Currently, the fee rate that SDPs will earn is 0.1%. This means that, of the entire value of transactions processed by an SDP, 0.1% of that will be paid to them. If users across the hDEX generate $20 million in transactions in a given time period (very common for even a slow day on a small exchange), SDPs will generate $20,000 in fees.

Real-World Scenarios

Let’s get more detailed than this, and let’s use some real numbers to put this into perspective.

At the time of this writing, the #85 ranked cryptocurrency exchange saw $1.16 billion in trading volume over the past 24 hours. If one were to imagine that an hDEX could achieve at least rank #85 (which is not hard to imagine, given the revolutionary nature of the hDEX framework), then this example would see an hDEX with a 24-hour trading volume of $1.16 billion. In this scenario, SDPs would receive $1.16 million in fee payouts in just one day.

Expand that out over several days, weeks, months, and years, and you get the idea.

Eligibility and Selection

Naturally, the next questions would be: how many SDPs can process a transaction? If there are two SDPs, do all of them share the fee rewards? If there are two thousand SDPs, are the rewards split between all of them?

Only the SDPs who participate in a given settlement will receive a fee payout. Becoming an SDP involves staking two cryptocurrencies (TXA and the other side of the transaction being settled), and being selected to process a given transaction is dependent on an algorithm that examines the amount that an SDP has staked, and the value of the transaction being processed. SDPs that stake higher amounts will be eligible to process higher value transactions, and SDPs that stake lower amounts will be eligible to process lower value transactions.
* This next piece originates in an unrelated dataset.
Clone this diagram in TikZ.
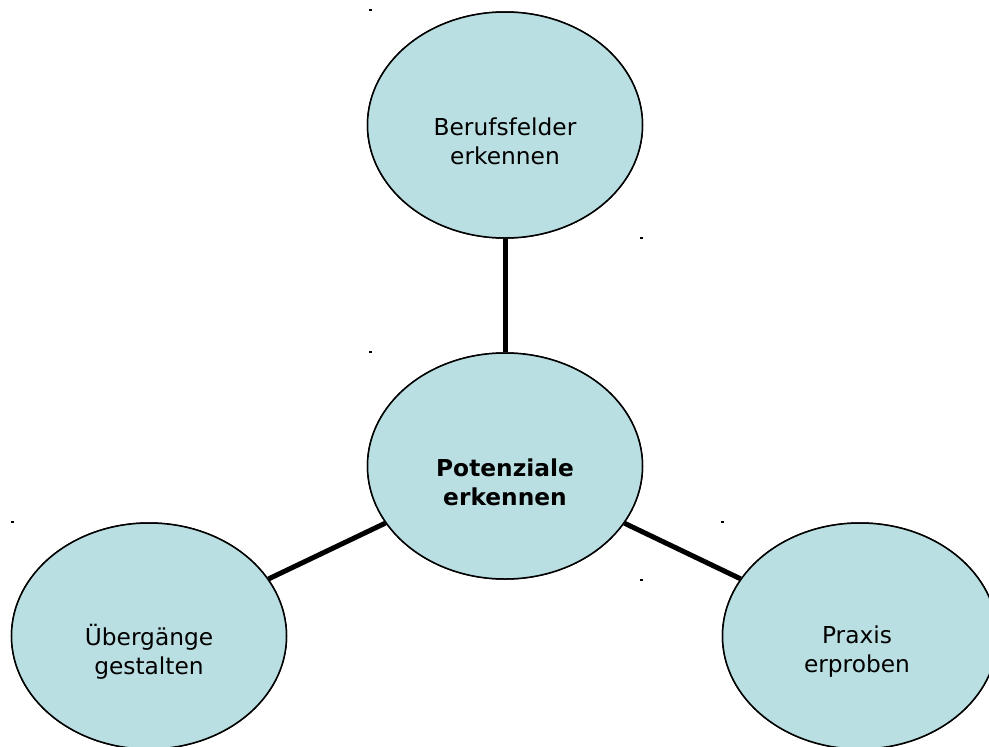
\documentclass[tikz,border=0pt]{standalone}
\usepackage{fontspec}
\setmainfont{DejaVu Sans}
\usepackage{tikz}
\usetikzlibrary{shapes.geometric}
\definecolor{fillc}{HTML}{BADFE2}
\definecolor{ink}{HTML}{000000}
\tikzset{
  bubble/.style={ellipse, draw=ink, line width=1.5pt, fill=fillc, inner sep=0pt,
    minimum width=275pt, minimum height=226pt},
  lab/.style={align=center, font=\fontsize{23.3}{29}\selectfont},
  labb/.style={lab, font=\fontsize{23.3}{29}\selectfont\bfseries},
  link/.style={draw=ink, line width=5pt},
  tick/.style={fill=ink},
}
\begin{document}
\begin{tikzpicture}[x=1pt,y=-1pt]
  \useasboundingbox (0,0) rectangle (989,747);
  \clip (0,0) rectangle (989,747);

  \coordinate (c-pot)    at (505,466);
  \coordinate (c-beruf)  at (505,125);
  \coordinate (c-ueber)  at (149,636);
  \coordinate (c-praxis) at (860,636);

  % connectors first, bubbles on top
  \path (c-pot) node[bubble] (pot) {}
        (c-beruf) node[bubble] (beruf) {}
        (c-ueber) node[bubble] (ueber) {}
        (c-praxis) node[bubble] (praxis) {};
  \draw[link] (pot) -- (beruf);
  \draw[link] (pot) -- (ueber);
  \draw[link] (pot) -- (praxis);
  \node[bubble] at (c-pot)    {};
  \node[bubble] at (c-beruf)  {};
  \node[bubble] at (c-ueber)  {};
  \node[bubble] at (c-praxis) {};

  \node[labb] (t-pot)    at ([yshift=-16pt]c-pot)    {Potenziale\\erkennen};
  \node[lab]  (t-beruf)  at ([yshift=-16pt]c-beruf)  {Berufsfelder\\erkennen};
  \node[lab]  (t-ueber)  at ([yshift=-16pt]c-ueber)  {Übergänge\\gestalten};
  \node[lab]  (t-praxis) at ([xshift=-3pt,yshift=-16pt]c-praxis) {Praxis\\erproben};

  % small marks
  \foreach \x/\y in {369/9, 640/237, 369/351, 11/521, 721/521, 640/579}
    \fill[tick] (\x,\y) rectangle ++(3,2);
\end{tikzpicture}
\end{document}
The algorithm will randomly select a given number of SDPs who stake enough to process a given transaction, and the fee rewards will be paid out to only those SDPs who participated in the transaction.

Here’s the recap:

  • SDPs will earn 0.1% of the transactions that they helped process
  • Becoming an SDP will require that you stake two cryptocurrencies
  • The SDPs selected to process a transaction will be chosen based on the value of the transaction and the amount of tokens staked by an SDP
  • When considering realistic 24-hour trading volume of other exchanges, it is easy to see how much an SDP could earn per day

This is a big moment for Project TXA that marks a giant leap towards the launch of Project TXA’s hybrid decentralized exchange (hDEX) framework out of open alpha! Currently, the SDP Fee Structure will continue to exist in the Open Alpha environment as we test and refine it. In the future, once the hDEX leaves open alpha, users can apply to become SDPs to begin earning fees while providing transaction processing services for hDEXs, like Tacen Exchange.